Prompt: Send each entry back exactly as given, pictures excluded.

Supplied material:
┏━━

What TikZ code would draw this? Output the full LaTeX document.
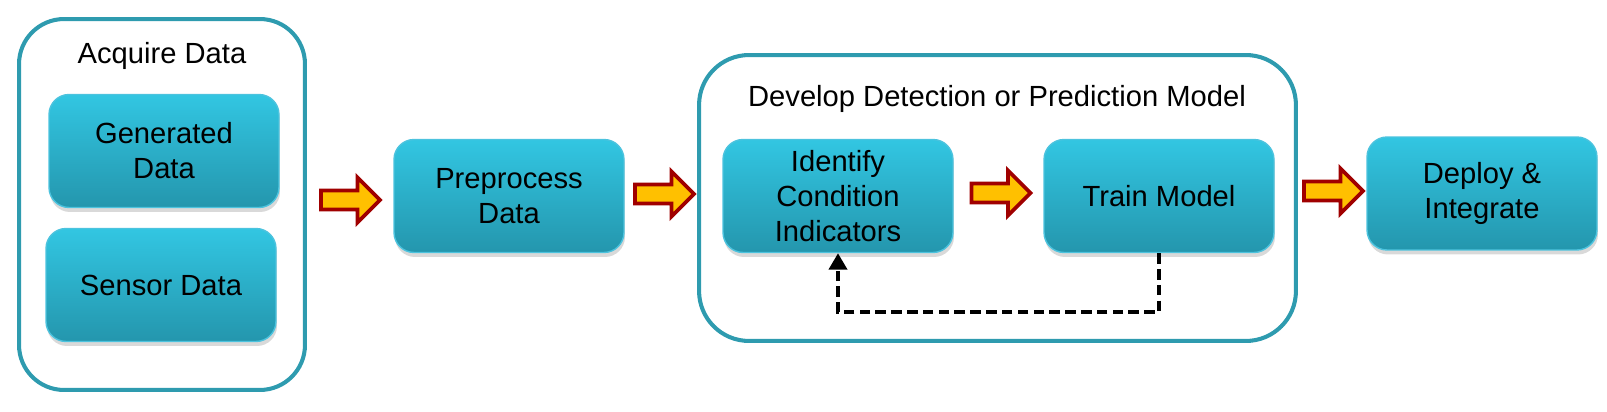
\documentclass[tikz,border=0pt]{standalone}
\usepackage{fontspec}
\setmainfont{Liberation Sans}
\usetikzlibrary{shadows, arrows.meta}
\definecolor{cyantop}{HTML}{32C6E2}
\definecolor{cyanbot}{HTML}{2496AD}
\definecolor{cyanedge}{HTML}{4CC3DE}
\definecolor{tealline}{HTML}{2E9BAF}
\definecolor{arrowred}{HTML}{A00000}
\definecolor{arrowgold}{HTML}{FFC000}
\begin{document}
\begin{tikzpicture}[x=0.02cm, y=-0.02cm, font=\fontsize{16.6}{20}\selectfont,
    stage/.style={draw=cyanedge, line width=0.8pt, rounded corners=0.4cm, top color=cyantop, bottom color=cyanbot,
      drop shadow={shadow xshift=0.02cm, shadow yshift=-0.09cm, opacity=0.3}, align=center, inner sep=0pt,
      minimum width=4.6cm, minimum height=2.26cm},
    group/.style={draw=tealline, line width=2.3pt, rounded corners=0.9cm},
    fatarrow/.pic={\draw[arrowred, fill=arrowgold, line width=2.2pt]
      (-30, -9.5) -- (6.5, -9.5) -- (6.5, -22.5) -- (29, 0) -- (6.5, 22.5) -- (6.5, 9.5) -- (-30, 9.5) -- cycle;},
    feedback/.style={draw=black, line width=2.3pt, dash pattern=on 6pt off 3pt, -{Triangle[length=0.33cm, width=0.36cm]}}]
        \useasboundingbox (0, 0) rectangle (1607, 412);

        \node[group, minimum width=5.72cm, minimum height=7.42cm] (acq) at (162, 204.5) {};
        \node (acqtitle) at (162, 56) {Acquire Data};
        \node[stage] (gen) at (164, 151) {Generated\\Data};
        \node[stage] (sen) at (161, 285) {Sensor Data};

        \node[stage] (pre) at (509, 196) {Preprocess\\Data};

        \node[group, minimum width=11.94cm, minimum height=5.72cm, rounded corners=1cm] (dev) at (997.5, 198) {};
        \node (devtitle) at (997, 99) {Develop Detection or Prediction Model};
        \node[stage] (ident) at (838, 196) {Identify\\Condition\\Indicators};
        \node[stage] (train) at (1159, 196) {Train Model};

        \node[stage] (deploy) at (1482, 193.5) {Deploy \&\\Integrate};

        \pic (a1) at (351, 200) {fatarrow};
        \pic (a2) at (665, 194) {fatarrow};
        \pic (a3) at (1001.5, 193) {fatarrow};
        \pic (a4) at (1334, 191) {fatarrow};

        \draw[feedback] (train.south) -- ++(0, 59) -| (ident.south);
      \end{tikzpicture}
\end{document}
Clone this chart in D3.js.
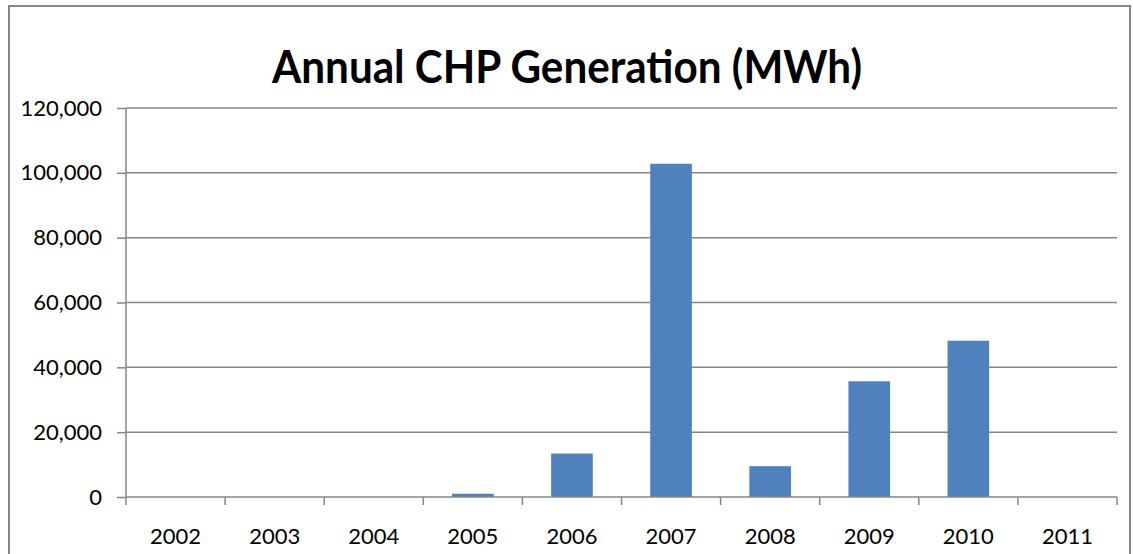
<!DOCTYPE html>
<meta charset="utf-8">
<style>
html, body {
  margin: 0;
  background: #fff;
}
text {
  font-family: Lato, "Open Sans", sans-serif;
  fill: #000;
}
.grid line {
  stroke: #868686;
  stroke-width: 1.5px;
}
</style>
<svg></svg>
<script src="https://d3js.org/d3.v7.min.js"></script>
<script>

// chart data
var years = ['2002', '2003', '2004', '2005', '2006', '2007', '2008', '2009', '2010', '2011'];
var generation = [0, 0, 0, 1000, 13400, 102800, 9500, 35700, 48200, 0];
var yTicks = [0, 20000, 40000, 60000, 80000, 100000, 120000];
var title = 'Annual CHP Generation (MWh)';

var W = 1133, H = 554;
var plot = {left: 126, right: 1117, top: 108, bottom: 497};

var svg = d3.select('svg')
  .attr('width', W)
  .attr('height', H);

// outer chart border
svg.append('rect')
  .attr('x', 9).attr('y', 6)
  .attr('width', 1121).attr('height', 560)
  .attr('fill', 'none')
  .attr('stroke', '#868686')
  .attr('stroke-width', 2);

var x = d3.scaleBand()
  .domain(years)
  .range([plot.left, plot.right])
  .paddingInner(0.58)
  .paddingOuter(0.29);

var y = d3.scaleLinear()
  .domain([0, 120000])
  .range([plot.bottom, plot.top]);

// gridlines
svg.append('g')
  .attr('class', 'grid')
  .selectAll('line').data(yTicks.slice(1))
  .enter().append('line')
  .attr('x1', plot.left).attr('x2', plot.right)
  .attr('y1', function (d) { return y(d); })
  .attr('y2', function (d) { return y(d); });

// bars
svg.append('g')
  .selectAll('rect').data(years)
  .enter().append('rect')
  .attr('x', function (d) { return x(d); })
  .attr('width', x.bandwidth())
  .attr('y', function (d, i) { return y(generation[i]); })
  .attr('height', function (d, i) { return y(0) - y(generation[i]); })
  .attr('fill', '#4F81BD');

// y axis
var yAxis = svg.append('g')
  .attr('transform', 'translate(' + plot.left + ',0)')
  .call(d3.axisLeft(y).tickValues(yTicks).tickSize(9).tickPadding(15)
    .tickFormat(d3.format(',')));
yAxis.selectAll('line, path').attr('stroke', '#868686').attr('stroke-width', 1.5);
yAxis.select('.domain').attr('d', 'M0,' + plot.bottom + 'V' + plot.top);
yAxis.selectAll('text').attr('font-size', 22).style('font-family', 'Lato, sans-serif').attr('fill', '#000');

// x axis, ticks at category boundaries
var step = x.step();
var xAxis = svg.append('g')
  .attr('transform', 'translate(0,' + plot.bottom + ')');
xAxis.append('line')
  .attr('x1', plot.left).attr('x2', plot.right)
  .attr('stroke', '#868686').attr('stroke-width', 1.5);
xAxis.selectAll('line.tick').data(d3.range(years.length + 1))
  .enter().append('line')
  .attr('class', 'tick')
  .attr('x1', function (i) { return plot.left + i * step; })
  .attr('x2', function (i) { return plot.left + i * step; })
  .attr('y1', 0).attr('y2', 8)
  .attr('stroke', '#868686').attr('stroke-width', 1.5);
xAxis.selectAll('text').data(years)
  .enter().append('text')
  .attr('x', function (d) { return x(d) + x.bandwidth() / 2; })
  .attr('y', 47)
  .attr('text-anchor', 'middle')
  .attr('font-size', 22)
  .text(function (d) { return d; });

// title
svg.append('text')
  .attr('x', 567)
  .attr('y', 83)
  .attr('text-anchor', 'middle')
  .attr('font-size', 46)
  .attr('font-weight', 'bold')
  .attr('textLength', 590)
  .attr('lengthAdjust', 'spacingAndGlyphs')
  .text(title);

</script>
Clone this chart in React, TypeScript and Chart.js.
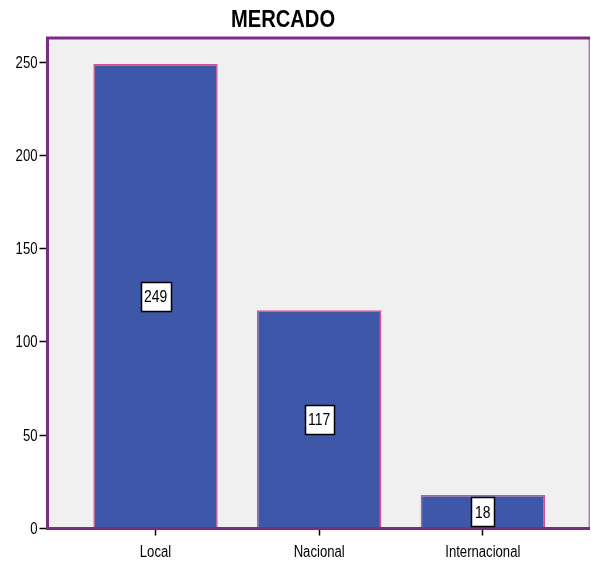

┗━━

Output of the exercise:
What TikZ code would draw this? Output the full LaTeX document.
\documentclass[tikz,border=0pt]{standalone}
\usepackage{fontspec}
\setmainfont{Liberation Sans}
\usetikzlibrary{shadows, arrows.meta}
\definecolor{cyantop}{HTML}{32C6E2}
\definecolor{cyanbot}{HTML}{2496AD}
\definecolor{cyanedge}{HTML}{4CC3DE}
\definecolor{tealline}{HTML}{2E9BAF}
\definecolor{arrowred}{HTML}{A00000}
\definecolor{arrowgold}{HTML}{FFC000}
\begin{document}
\begin{tikzpicture}[x=0.02cm, y=-0.02cm, font=\fontsize{16.6}{20}\selectfont,
    stage/.style={draw=cyanedge, line width=0.8pt, rounded corners=0.4cm, top color=cyantop, bottom color=cyanbot,
      drop shadow={shadow xshift=0.02cm, shadow yshift=-0.09cm, opacity=0.3}, align=center, inner sep=0pt,
      minimum width=4.6cm, minimum height=2.26cm},
    group/.style={draw=tealline, line width=2.3pt, rounded corners=0.9cm},
    fatarrow/.pic={\draw[arrowred, fill=arrowgold, line width=2.2pt]
      (-30, -9.5) -- (6.5, -9.5) -- (6.5, -22.5) -- (29, 0) -- (6.5, 22.5) -- (6.5, 9.5) -- (-30, 9.5) -- cycle;},
    feedback/.style={draw=black, line width=2.3pt, dash pattern=on 6pt off 3pt, -{Triangle[length=0.33cm, width=0.36cm]}}]
        \useasboundingbox (0, 0) rectangle (1607, 412);

        \node[group, minimum width=5.72cm, minimum height=7.42cm] (acq) at (162, 204.5) {};
        \node (acqtitle) at (162, 56) {Acquire Data};
        \node[stage] (gen) at (164, 151) {Generated\\Data};
        \node[stage] (sen) at (161, 285) {Sensor Data};

        \node[stage] (pre) at (509, 196) {Preprocess\\Data};

        \node[group, minimum width=11.94cm, minimum height=5.72cm, rounded corners=1cm] (dev) at (997.5, 198) {};
        \node (devtitle) at (997, 99) {Develop Detection or Prediction Model};
        \node[stage] (ident) at (838, 196) {Identify\\Condition\\Indicators};
        \node[stage] (train) at (1159, 196) {Train Model};

        \node[stage] (deploy) at (1482, 193.5) {Deploy \&\\Integrate};

        \pic (a1) at (351, 200) {fatarrow};
        \pic (a2) at (665, 194) {fatarrow};
        \pic (a3) at (1001.5, 193) {fatarrow};
        \pic (a4) at (1334, 191) {fatarrow};

        \draw[feedback] (train.south) -- ++(0, 59) -| (ident.south);
      \end{tikzpicture}
\end{document}
Clone this chart in D3.js.
<!DOCTYPE html>
<meta charset="utf-8">
<style>
html, body {
  margin: 0;
  background: #fff;
}
text {
  font-family: Lato, "Open Sans", sans-serif;
  fill: #000;
}
.grid line {
  stroke: #868686;
  stroke-width: 1.5px;
}
</style>
<svg></svg>
<script src="https://d3js.org/d3.v7.min.js"></script>
<script>

// chart data
var years = ['2002', '2003', '2004', '2005', '2006', '2007', '2008', '2009', '2010', '2011'];
var generation = [0, 0, 0, 1000, 13400, 102800, 9500, 35700, 48200, 0];
var yTicks = [0, 20000, 40000, 60000, 80000, 100000, 120000];
var title = 'Annual CHP Generation (MWh)';

var W = 1133, H = 554;
var plot = {left: 126, right: 1117, top: 108, bottom: 497};

var svg = d3.select('svg')
  .attr('width', W)
  .attr('height', H);

// outer chart border
svg.append('rect')
  .attr('x', 9).attr('y', 6)
  .attr('width', 1121).attr('height', 560)
  .attr('fill', 'none')
  .attr('stroke', '#868686')
  .attr('stroke-width', 2);

var x = d3.scaleBand()
  .domain(years)
  .range([plot.left, plot.right])
  .paddingInner(0.58)
  .paddingOuter(0.29);

var y = d3.scaleLinear()
  .domain([0, 120000])
  .range([plot.bottom, plot.top]);

// gridlines
svg.append('g')
  .attr('class', 'grid')
  .selectAll('line').data(yTicks.slice(1))
  .enter().append('line')
  .attr('x1', plot.left).attr('x2', plot.right)
  .attr('y1', function (d) { return y(d); })
  .attr('y2', function (d) { return y(d); });

// bars
svg.append('g')
  .selectAll('rect').data(years)
  .enter().append('rect')
  .attr('x', function (d) { return x(d); })
  .attr('width', x.bandwidth())
  .attr('y', function (d, i) { return y(generation[i]); })
  .attr('height', function (d, i) { return y(0) - y(generation[i]); })
  .attr('fill', '#4F81BD');

// y axis
var yAxis = svg.append('g')
  .attr('transform', 'translate(' + plot.left + ',0)')
  .call(d3.axisLeft(y).tickValues(yTicks).tickSize(9).tickPadding(15)
    .tickFormat(d3.format(',')));
yAxis.selectAll('line, path').attr('stroke', '#868686').attr('stroke-width', 1.5);
yAxis.select('.domain').attr('d', 'M0,' + plot.bottom + 'V' + plot.top);
yAxis.selectAll('text').attr('font-size', 22).style('font-family', 'Lato, sans-serif').attr('fill', '#000');

// x axis, ticks at category boundaries
var step = x.step();
var xAxis = svg.append('g')
  .attr('transform', 'translate(0,' + plot.bottom + ')');
xAxis.append('line')
  .attr('x1', plot.left).attr('x2', plot.right)
  .attr('stroke', '#868686').attr('stroke-width', 1.5);
xAxis.selectAll('line.tick').data(d3.range(years.length + 1))
  .enter().append('line')
  .attr('class', 'tick')
  .attr('x1', function (i) { return plot.left + i * step; })
  .attr('x2', function (i) { return plot.left + i * step; })
  .attr('y1', 0).attr('y2', 8)
  .attr('stroke', '#868686').attr('stroke-width', 1.5);
xAxis.selectAll('text').data(years)
  .enter().append('text')
  .attr('x', function (d) { return x(d) + x.bandwidth() / 2; })
  .attr('y', 47)
  .attr('text-anchor', 'middle')
  .attr('font-size', 22)
  .text(function (d) { return d; });

// title
svg.append('text')
  .attr('x', 567)
  .attr('y', 83)
  .attr('text-anchor', 'middle')
  .attr('font-size', 46)
  .attr('font-weight', 'bold')
  .attr('textLength', 590)
  .attr('lengthAdjust', 'spacingAndGlyphs')
  .text(title);

</script>
Clone this chart in React, TypeScript and Chart.js.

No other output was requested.